What the exercise asks = Every line with the string "chart" should be gathered.

Collected data =
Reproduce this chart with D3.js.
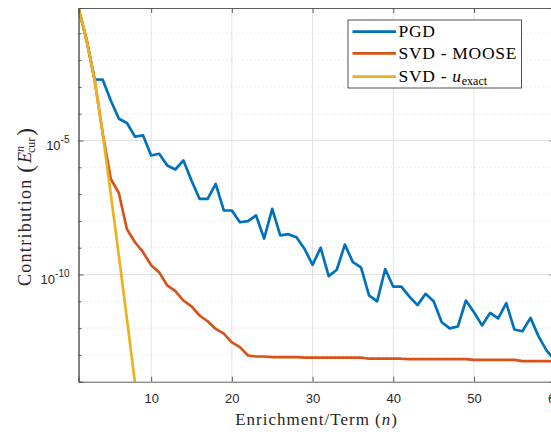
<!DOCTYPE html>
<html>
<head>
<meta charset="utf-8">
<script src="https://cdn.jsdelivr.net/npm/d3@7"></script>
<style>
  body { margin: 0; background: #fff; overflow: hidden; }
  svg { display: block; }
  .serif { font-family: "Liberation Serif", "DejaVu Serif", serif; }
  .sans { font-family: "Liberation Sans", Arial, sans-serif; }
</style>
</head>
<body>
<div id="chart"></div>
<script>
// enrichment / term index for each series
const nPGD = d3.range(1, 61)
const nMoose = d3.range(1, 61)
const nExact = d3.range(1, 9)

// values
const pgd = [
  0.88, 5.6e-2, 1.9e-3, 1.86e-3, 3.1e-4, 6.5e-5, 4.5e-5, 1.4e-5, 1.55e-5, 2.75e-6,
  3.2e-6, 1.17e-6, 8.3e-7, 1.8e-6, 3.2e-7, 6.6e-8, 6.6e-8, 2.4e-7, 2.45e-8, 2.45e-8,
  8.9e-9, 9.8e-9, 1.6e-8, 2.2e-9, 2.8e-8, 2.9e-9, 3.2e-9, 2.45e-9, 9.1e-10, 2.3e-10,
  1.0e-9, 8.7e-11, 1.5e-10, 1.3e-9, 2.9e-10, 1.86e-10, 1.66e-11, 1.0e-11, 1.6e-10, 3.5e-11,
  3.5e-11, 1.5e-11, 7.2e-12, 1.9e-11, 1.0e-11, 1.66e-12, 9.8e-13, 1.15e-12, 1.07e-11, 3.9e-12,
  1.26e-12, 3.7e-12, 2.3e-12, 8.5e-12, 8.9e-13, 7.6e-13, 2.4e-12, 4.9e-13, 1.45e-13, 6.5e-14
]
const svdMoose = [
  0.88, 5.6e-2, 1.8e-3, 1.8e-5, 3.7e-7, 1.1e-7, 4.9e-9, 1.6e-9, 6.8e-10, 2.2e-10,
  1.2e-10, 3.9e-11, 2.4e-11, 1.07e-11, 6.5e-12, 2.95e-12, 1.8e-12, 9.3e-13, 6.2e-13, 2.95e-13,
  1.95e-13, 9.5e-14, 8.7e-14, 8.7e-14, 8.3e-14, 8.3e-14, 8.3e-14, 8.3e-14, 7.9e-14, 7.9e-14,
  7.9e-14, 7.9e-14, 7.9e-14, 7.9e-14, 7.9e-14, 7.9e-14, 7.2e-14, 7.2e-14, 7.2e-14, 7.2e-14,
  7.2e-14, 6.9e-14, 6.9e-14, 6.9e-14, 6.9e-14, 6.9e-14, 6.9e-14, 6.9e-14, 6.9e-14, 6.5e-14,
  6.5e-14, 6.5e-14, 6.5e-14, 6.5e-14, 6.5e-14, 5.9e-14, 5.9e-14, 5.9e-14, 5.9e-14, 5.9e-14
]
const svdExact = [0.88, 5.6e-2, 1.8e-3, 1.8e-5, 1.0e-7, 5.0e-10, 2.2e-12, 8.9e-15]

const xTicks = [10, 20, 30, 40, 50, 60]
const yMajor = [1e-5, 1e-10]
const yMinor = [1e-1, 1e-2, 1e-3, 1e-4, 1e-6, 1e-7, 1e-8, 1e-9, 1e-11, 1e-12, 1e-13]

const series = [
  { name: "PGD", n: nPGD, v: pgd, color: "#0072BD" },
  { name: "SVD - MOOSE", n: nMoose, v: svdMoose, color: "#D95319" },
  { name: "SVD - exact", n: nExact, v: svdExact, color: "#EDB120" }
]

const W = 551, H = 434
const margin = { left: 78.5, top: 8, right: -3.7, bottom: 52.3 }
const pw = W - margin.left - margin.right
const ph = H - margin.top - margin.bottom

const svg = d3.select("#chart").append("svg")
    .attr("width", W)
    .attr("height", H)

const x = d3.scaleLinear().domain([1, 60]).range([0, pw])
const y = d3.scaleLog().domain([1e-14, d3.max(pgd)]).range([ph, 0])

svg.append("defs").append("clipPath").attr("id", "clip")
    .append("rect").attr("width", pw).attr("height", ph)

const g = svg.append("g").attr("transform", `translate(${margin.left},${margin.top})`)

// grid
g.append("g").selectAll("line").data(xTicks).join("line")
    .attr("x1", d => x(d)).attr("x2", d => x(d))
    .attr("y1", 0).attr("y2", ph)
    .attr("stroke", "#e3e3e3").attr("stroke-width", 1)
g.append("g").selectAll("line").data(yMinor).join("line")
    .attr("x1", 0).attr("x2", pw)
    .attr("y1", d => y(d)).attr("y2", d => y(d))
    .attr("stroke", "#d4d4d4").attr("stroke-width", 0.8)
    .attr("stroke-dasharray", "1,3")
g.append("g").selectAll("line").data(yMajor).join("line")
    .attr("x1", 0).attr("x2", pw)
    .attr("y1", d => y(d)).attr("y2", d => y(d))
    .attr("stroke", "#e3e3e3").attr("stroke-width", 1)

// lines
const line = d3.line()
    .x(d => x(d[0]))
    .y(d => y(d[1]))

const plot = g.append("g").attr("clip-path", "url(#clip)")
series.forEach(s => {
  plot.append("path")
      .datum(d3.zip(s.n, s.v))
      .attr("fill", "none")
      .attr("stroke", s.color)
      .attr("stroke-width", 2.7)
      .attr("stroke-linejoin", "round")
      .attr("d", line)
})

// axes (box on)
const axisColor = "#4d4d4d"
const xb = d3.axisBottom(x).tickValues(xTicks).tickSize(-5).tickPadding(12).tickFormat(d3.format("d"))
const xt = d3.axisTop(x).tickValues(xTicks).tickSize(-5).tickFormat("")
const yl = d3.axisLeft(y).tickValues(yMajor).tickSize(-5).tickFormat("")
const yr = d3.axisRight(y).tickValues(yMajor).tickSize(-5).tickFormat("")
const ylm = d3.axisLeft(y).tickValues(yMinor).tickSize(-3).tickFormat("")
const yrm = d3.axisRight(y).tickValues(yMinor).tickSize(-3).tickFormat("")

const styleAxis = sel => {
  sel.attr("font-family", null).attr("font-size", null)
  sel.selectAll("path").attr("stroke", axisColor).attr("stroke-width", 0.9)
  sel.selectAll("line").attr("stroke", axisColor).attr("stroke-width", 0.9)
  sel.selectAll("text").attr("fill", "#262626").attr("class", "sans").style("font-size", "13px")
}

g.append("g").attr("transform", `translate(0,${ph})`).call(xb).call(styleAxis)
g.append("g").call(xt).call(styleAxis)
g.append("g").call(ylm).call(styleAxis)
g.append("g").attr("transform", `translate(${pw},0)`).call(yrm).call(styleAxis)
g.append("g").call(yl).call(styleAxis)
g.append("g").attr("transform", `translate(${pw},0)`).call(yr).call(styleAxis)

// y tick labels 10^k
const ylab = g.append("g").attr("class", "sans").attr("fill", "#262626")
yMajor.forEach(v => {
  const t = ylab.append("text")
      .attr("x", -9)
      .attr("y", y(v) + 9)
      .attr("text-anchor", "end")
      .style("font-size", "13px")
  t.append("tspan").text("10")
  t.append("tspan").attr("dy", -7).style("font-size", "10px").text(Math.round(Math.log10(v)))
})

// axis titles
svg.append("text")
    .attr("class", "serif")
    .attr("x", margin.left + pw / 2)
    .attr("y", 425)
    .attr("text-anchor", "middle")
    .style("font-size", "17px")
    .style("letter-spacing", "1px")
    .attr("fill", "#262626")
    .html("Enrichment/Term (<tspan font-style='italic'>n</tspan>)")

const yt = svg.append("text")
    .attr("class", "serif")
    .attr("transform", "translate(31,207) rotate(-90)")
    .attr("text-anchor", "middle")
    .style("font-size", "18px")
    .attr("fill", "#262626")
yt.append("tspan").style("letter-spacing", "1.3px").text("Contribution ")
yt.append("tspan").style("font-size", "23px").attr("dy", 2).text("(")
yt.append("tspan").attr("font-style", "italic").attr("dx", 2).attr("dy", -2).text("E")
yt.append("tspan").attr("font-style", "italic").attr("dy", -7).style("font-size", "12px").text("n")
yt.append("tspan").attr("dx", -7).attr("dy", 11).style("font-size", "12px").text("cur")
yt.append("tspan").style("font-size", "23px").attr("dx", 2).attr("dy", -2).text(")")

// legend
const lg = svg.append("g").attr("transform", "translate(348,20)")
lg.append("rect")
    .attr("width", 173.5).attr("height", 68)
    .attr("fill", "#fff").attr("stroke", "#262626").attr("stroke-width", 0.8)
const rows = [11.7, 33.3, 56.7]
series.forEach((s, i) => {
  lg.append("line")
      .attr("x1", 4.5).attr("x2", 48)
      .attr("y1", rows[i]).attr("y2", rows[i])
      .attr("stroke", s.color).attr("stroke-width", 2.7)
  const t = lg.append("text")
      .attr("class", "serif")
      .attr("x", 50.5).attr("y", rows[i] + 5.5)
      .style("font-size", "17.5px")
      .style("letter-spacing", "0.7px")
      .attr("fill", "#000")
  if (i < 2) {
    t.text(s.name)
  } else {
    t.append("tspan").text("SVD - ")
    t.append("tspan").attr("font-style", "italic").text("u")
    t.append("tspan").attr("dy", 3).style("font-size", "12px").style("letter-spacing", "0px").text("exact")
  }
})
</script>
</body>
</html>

Result =
Reproduce this chart with D3.js.
<div id="chart"></div>
const svg = d3.select("#chart").append("svg")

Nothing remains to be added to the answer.